Running Kubernetes at Scale: Lessons from Project Catalyst

When I joined Input Output Global to work on Project Catalyst, I knew we’d be facing some unique challenges. Building infrastructure for a decentralized governance platform isn’t quite like your typical web application deployment.

The Challenge

Project Catalyst serves as Cardano’s innovation fund, distributing over $50M annually across 4 funding rounds.
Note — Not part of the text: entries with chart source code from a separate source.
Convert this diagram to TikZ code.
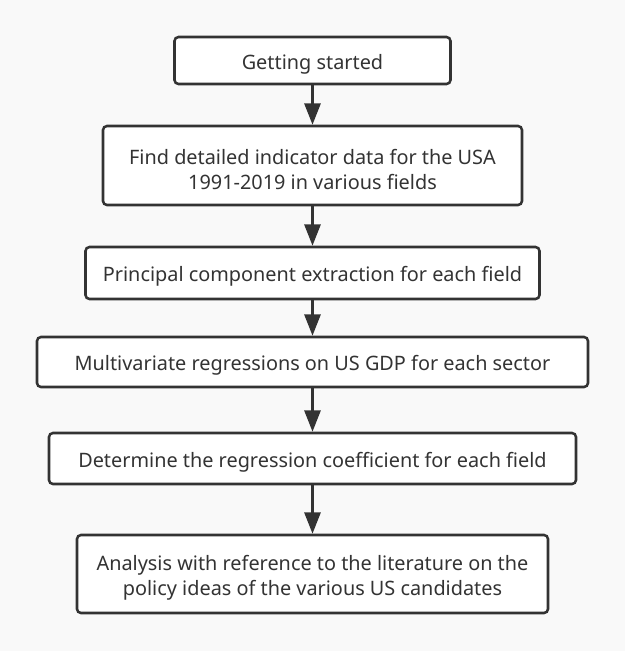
\documentclass[tikz,border=0pt]{standalone}
\usepackage{fontspec}
\setmainfont{Noto Sans}
\usetikzlibrary{arrows.meta}
\definecolor{bg}{HTML}{F9F9F9}
\definecolor{ink}{HTML}{333333}
\tikzset{
  stepbox/.style={draw=ink, line width=1.9pt, fill=white, rounded corners=3pt,
    inner sep=0pt},
  steptext/.style={text=ink, align=center, inner sep=0pt, yshift=-2.8pt,
    font=\fontsize{14.9pt}{18.75pt}\selectfont},
  flow/.style={draw=ink, line width=2.1pt, -{Triangle[length=16pt,width=12pt]}},
}
\begin{document}
\begin{tikzpicture}[x=0.75pt,y=-0.75pt]
\fill[bg] (0,0) rectangle (625,651);
\useasboundingbox (0,0) rectangle (625,651);
\node[stepbox, minimum width=207pt, minimum height=35.25pt,
  label={[steptext]center:{Getting started}}] (b1) at (312.5,60.5) {};
\node[stepbox, minimum width=314.25pt, minimum height=59.25pt,
  label={[steptext]center:{Find detailed indicator data for the USA\\1991-2019 in various fields}}] (b2) at (312.5,165.5) {};
\node[stepbox, minimum width=340.5pt, minimum height=39pt,
  label={[steptext]center:{Principal component extraction for each field}}] (b3) at (312.5,273) {};
\node[stepbox, minimum width=413.25pt, minimum height=37.5pt,
  label={[steptext]center:{Multivariate regressions on US GDP for each sector}}] (b4) at (312.5,362) {};
\node[stepbox, minimum width=395.25pt, minimum height=38.25pt,
  label={[steptext]center:{Determine the regression coefficient for each field}}] (b5) at (312.5,458.5) {};
\node[stepbox, minimum width=353.25pt, minimum height=58.5pt,
  label={[steptext]center:{Analysis with reference to the literature on the\\policy ideas of the various US candidates}}] (b6) at (312.5,574) {};
\draw[flow] (b1) -- (b2);
\draw[flow] (b2) -- (b3);
\draw[flow] (b3) -- (b4);
\draw[flow] (b4) -- (b5);
\draw[flow] (b5) -- (b6);
\end{tikzpicture}
\end{document}
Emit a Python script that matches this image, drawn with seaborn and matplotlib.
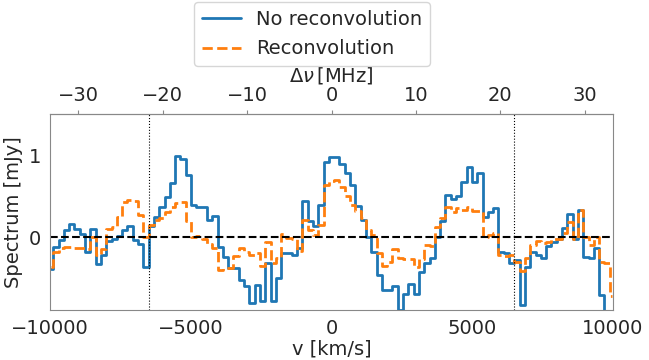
import numpy as np
import pandas as pd
import matplotlib
matplotlib.use("Agg")
import matplotlib.pyplot as plt
import seaborn as sns

# channel grid (km/s)
channel_width = 188.3
channel_index = np.arange(-53, 54)

no_reconv = [
    -0.39, -0.12, -0.04, 0.08, 0.16, 0.10, 0.04, -0.18, 0.10, -0.33,
    -0.22, -0.05, -0.03, 0.01, 0.08, 0.13, -0.04, -0.08, -0.36, 0.14,
    0.25, 0.37, 0.49, 0.66, 0.99, 0.95, 0.76, 0.39, 0.37, 0.37,
    0.21, 0.26, -0.12, -0.24, -0.38, -0.38, -0.52, -0.60, -0.81, -0.59,
    -0.78, -0.32, -0.78, -0.50, -0.19, -0.19, -0.22, -0.13, 0.44, 0.20,
    0.13, 0.39, 0.91, 0.98, 0.98, 0.89, 0.78, 0.63, 0.38, 0.21,
    0.00, -0.18, -0.46, -0.65, -0.65, -0.60, -0.89, -0.70, -0.57, -0.70,
    -0.43, -0.32, -0.25, 0.00, 0.19, 0.51, 0.46, 0.50, 0.67, 0.85,
    0.67, 0.78, 0.25, 0.30, 0.35, -0.18, -0.20, -0.32, -0.28, -0.83,
    -0.36, -0.18, -0.22, -0.26, -0.11, -0.06, -0.02, 0.11, 0.28, -0.03,
    0.33, -0.24, -0.26, -0.14, -0.71, -1.00, -1.00,
]

reconv = [
    -0.37, -0.18, -0.13, -0.12, -0.12, -0.13, -0.13, -0.15, 0.00, -0.22,
    -0.15, 0.10, 0.12, 0.24, 0.43, 0.45, 0.44, 0.27, 0.00, 0.15,
    0.21, 0.23, 0.30, 0.37, 0.42, 0.43, 0.20, 0.00, 0.01, -0.03,
    -0.08, -0.13, -0.40, -0.38, -0.38, -0.23, -0.14, -0.18, -0.22, -0.20,
    -0.35, -0.06, -0.32, -0.25, 0.04, -0.01, -0.02, -0.17, 0.21, 0.08,
    0.03, 0.15, 0.64, 0.68, 0.69, 0.61, 0.50, 0.39, 0.32, 0.23,
    0.08, 0.02, -0.20, -0.35, -0.31, -0.15, -0.25, -0.27, -0.27, -0.36,
    -0.27, -0.10, -0.11, 0.12, 0.23, 0.37, 0.31, 0.35, 0.33, 0.36,
    0.32, 0.32, 0.00, 0.02, 0.05, -0.22, -0.23, -0.22, -0.30, -0.42,
    -0.25, -0.10, -0.05, -0.07, -0.06, -0.03, -0.02, 0.05, 0.18, -0.03,
    0.33, 0.00, -0.10, 0.00, -0.30, -0.32, -0.72,
]

series_names = ["No reconvolution", "Reconvolution"]
vline_pos = [-6500, 6500]
bottom_ticks = [-10000, -5000, 0, 5000, 10000]
top_ticks = [-30, -20, -10, 0, 10, 20, 30]
y_ticks = [0, 1]
nu0_mhz = 1000.0
c_kms = 299792.458

velocity = channel_index * channel_width
df = pd.DataFrame({"v": velocity, "nr": no_reconv, "r": reconv})

sns.set_style("white")
plt.rcParams["font.family"] = ["DejaVu Sans"]
plt.rcParams["font.size"] = 14

fig = plt.figure(figsize=(6.49, 3.6), dpi=100)
ax = fig.add_axes([50 / 649, 1 - 310 / 360, 563 / 649, 196 / 360])

sns.lineplot(data=df, x="v", y="nr", ax=ax, drawstyle="steps-mid",
             color="#1f77b4", lw=2, label=series_names[0], legend=False)
sns.lineplot(data=df, x="v", y="r", ax=ax, drawstyle="steps-mid",
             color="#ff7f0e", lw=2, ls="--", label=series_names[1], legend=False)

ax.axhline(0, color="black", ls="--", lw=1.5)
for xv in vline_pos:
    ax.axvline(xv, color="black", ls=":", lw=0.8)

ax.set_xlim(-10000, 10000)
ax.set_ylim(-0.89, 1.5)
ax.set_xticks(bottom_ticks)
ax.set_yticks(y_ticks)
ax.set_xlabel("v [km/s]", fontsize=14, labelpad=1)
ax.set_ylabel("Spectrum [mJy]", fontsize=14, labelpad=4)
ax.tick_params(axis="both", labelsize=14, length=3, color="#888888")
for sp in ax.spines.values():
    sp.set_color("#888888")

sec = ax.secondary_xaxis("top",
                         functions=(lambda v: v / c_kms * nu0_mhz,
                                    lambda f: f / nu0_mhz * c_kms))
sec.set_xticks(top_ticks)
sec.set_xlabel(r"$\Delta\nu\,$[MHz]", fontsize=14, labelpad=3)
sec.tick_params(labelsize=14, length=3, color="#888888")
sec.spines["top"].set_color("#888888")

handles, labels = ax.get_legend_handles_labels()
fig.legend(handles, labels, loc="upper center",
           bbox_to_anchor=(312 / 649, 1.0), fontsize=14, frameon=True,
           borderaxespad=0.1, labelspacing=0.55)

fig.savefig("out.png", dpi=100)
The platform needs to handle:

400K+ community members participating in governance
Real-time voting and proposal submission
Integration with blockchain infrastructure
High availability during critical voting periods

Architecture Decisions

We chose a GitOps approach using Argo CD, allowing us to:

Version Control Everything: All infrastructure changes go through PR review
Automated Rollbacks: Failed deployments automatically revert
Audit Trail: Complete history of all changes

Here’s a simplified example of our Argo CD application manifest:

apiVersion: argoproj.io/v1alpha1
kind: Application
metadata:
  name: catalyst-api
  namespace: argocd
spec:
  project: default
  source:
    repoURL: https://github.com/input-output-hk/catalyst
    targetRevision: main
    path: k8s/overlays/production
  destination:
    server: https://kubernetes.default.svc
    namespace: catalyst
  syncPolicy:
    automated:
      prune: true
      selfHeal: true

Key Learnings

1. Observability First

Before scaling, ensure you have comprehensive monitoring. We implemented a full observability stack:

# Deploy Prometheus stack
helm install prometheus prometheus-community/kube-prometheus-stack \
  --namespace monitoring \
  --create-namespace \
  --set grafana.enabled=true

# Check deployment status
kubectl get pods -n monitoring

2. Cost Optimization

Running at scale doesn’t mean burning money. Through careful resource management and spot instances, we reduced infrastructure costs by $250K annually.

Key strategies included:

Using requests and limits appropriately
Implementing the Cluster Autoscaler
Leveraging spot/preemptible instances for non-critical workloads

3. Documentation as Code

Training 20+ engineers required more than just wikis. We treated documentation like code—versioned, reviewed, and continuously updated.

Conclusion

Building reliable infrastructure for Web3 requires the same fundamentals as any other domain: observability, automation, and a strong DevOps culture. The technology may be cutting-edge, but the principles remain timeless.